Return precisely the span of lines from the top of the material below to the line containing "text=pencil] (formula) at", both included. Pictures are excluded.

** start of DATA BLOCK **

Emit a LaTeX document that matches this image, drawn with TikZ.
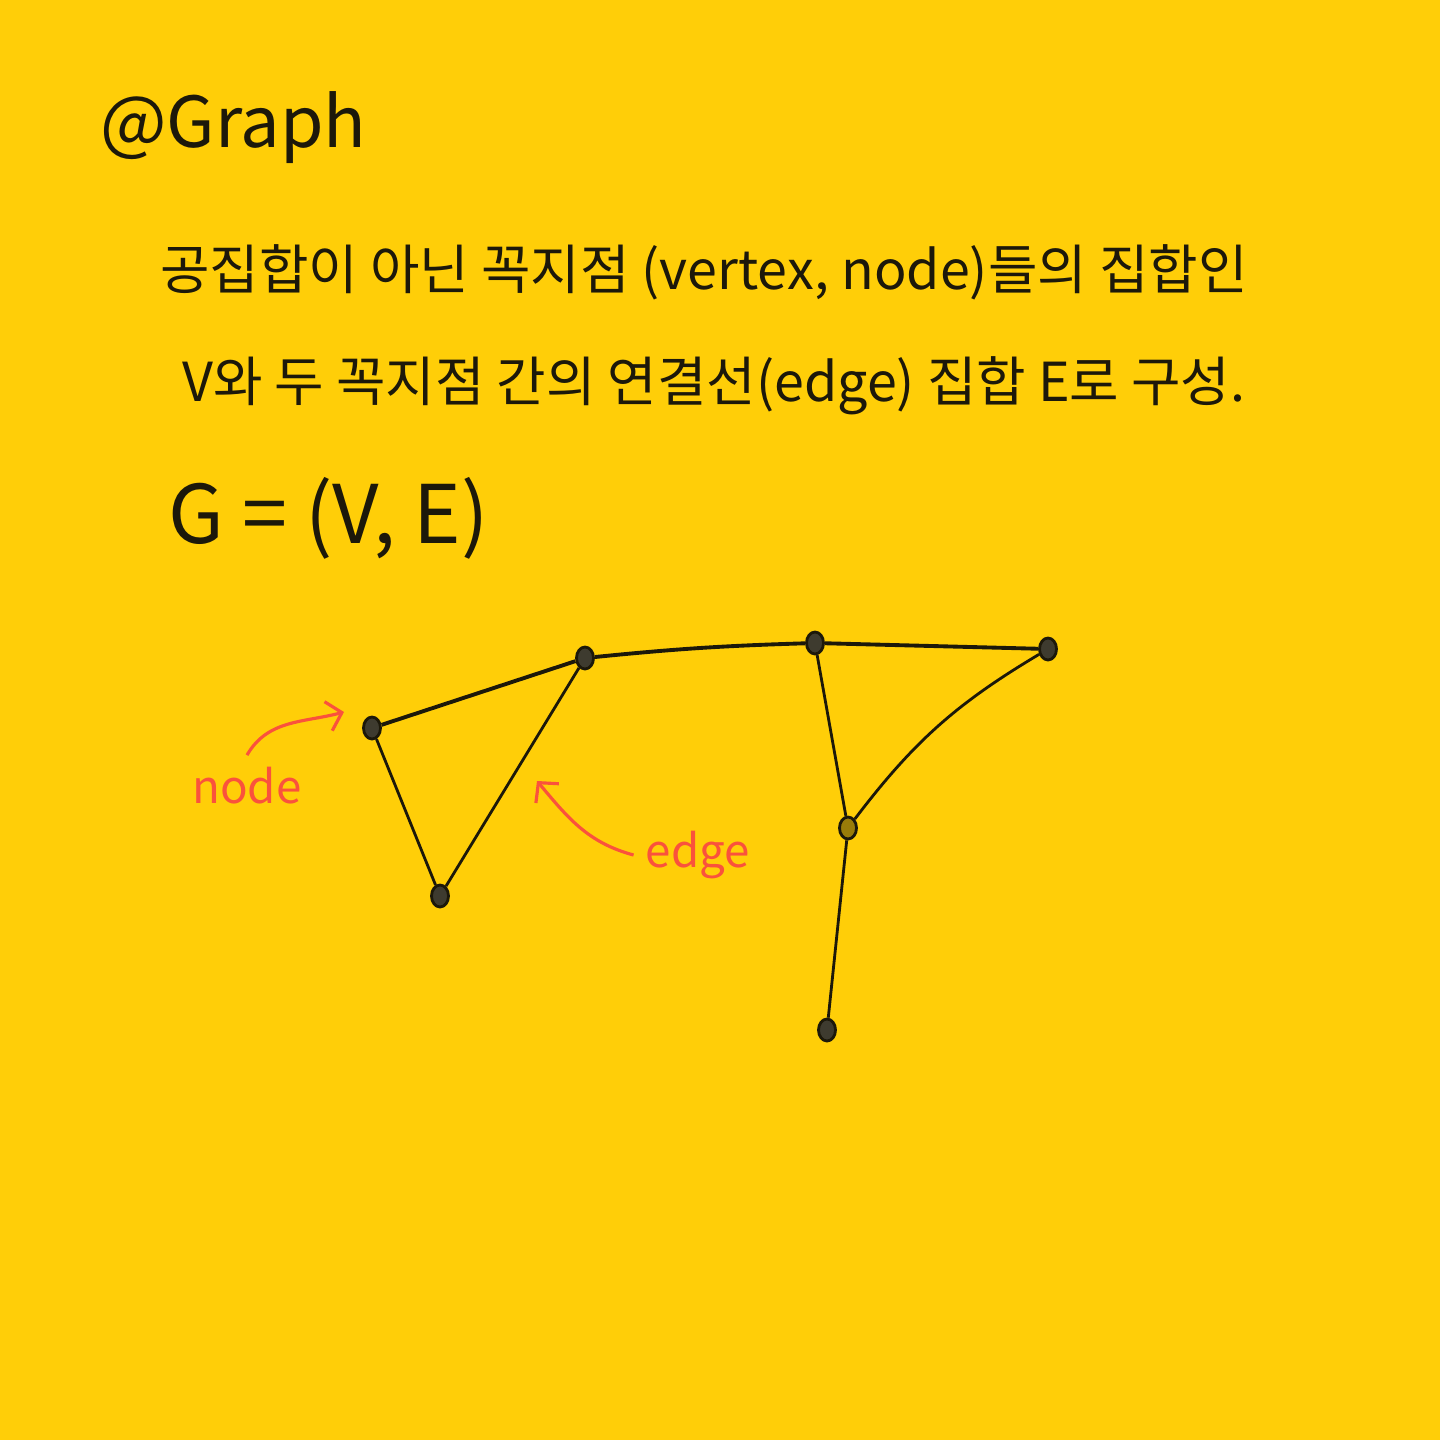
\documentclass[tikz,border=0pt]{standalone}
\usepackage{fontspec}
\setmainfont{Noto Sans CJK KR}
\definecolor{paper}{RGB}{255, 206, 8}
\definecolor{pencil}{RGB}{28, 24, 10}
\definecolor{marker}{RGB}{250, 82, 60}
\usepackage{tikz}
\usetikzlibrary{shapes.geometric, arrows.meta}

\begin{document}
\begin{tikzpicture}
        % Paper
        \fill[paper] (0,0) rectangle (14.4,-14.4);
        \useasboundingbox (0,0) rectangle (14.4,-14.4);

        % Title and definition
        \node[anchor=west, font=\fontsize{20}{24}\selectfont, text=pencil] (title) at (0.88,-1.28) {@Graph};
        \node[anchor=west, font=\fontsize{15.3}{18}\selectfont, text=pencil] (line1) at (1.48,-2.72) {공집합이 아닌 꼭지점 (vertex, node)들의 집합인};
        \node[anchor=west, font=\fontsize{15.3}{18}\selectfont, text=pencil] (line2) at (1.70,-3.86) {V와 두 꼭지점 간의 연결선(edge) 집합 E로 구성.};
        \node[anchor=west, font=\fontsize{23}{27}\selectfont, text=pencil] (formula) at (1.56,-5.18) {G = (V, E)};

        % Vertices
        \foreach \n/\x/\y/\col in {a/3.72/-7.28/pencil!85, b/5.85/-6.58/pencil!85, c/8.15/-6.43/pencil!85, d/10.48/-6.49/pencil!85,
                                   e/8.48/-8.28/paper!55!pencil, f/4.40/-8.96/pencil!85, g/8.27/-10.30/pencil!85} {
            \node[ellipse, draw=pencil, thick, fill=\col, minimum width=0.17cm, minimum height=0.22cm, inner sep=0pt]
                (\n) at (\x,\y) {};
        }

        % Edges
        \draw[pencil, line width=1.1pt] (a) -- (b);
        \draw[pencil, line width=1.1pt] (b) to[bend left=2] (c);
        \draw[pencil, line width=1.1pt] (c) -- (d);
        \foreach \u/\v in {a/f, f/b, c/e, e/g} {
            \draw[pencil, line width=0.8pt] (\u) -- (\v);
        }
        \draw[pencil, line width=0.8pt] (e) to[bend left=11] (d);

        % Labels
        \node[font=\fontsize{13}{16}\selectfont, text=marker] (lblnode) at (2.47,-7.86) {node};
        \node[font=\fontsize{13}{16}\selectfont, text=marker] (lbledge) at (6.98,-8.55) {edge};
        \coordinate (nodetip) at (3.44,-7.12);
        \coordinate (edgetip) at (5.37,-7.81);
        \draw[marker, line width=0.9pt, -{Straight Barb[length=1.4mm, width=3mm]}]
            (lblnode.north) to[out=60, in=195] (nodetip);
        \draw[marker, line width=0.9pt, -{Straight Barb[length=1.4mm, width=3mm]}]
            (lbledge.west) to[out=165, in=-50] (edgetip);
\end{tikzpicture}
\end{document}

** end of DATA BLOCK **

CORRECT ANSWER:
Emit a LaTeX document that matches this image, drawn with TikZ.
\documentclass[tikz,border=0pt]{standalone}
\usepackage{fontspec}
\setmainfont{Noto Sans CJK KR}
\definecolor{paper}{RGB}{255, 206, 8}
\definecolor{pencil}{RGB}{28, 24, 10}
\definecolor{marker}{RGB}{250, 82, 60}
\usepackage{tikz}
\usetikzlibrary{shapes.geometric, arrows.meta}

\begin{document}
\begin{tikzpicture}
        % Paper
        \fill[paper] (0,0) rectangle (14.4,-14.4);
        \useasboundingbox (0,0) rectangle (14.4,-14.4);

        % Title and definition
        \node[anchor=west, font=\fontsize{20}{24}\selectfont, text=pencil] (title) at (0.88,-1.28) {@Graph};
        \node[anchor=west, font=\fontsize{15.3}{18}\selectfont, text=pencil] (line1) at (1.48,-2.72) {공집합이 아닌 꼭지점 (vertex, node)들의 집합인};
        \node[anchor=west, font=\fontsize{15.3}{18}\selectfont, text=pencil] (line2) at (1.70,-3.86) {V와 두 꼭지점 간의 연결선(edge) 집합 E로 구성.};
        \node[anchor=west, font=\fontsize{23}{27}\selectfont, text=pencil] (formula) at (1.56,-5.18) {G = (V, E)};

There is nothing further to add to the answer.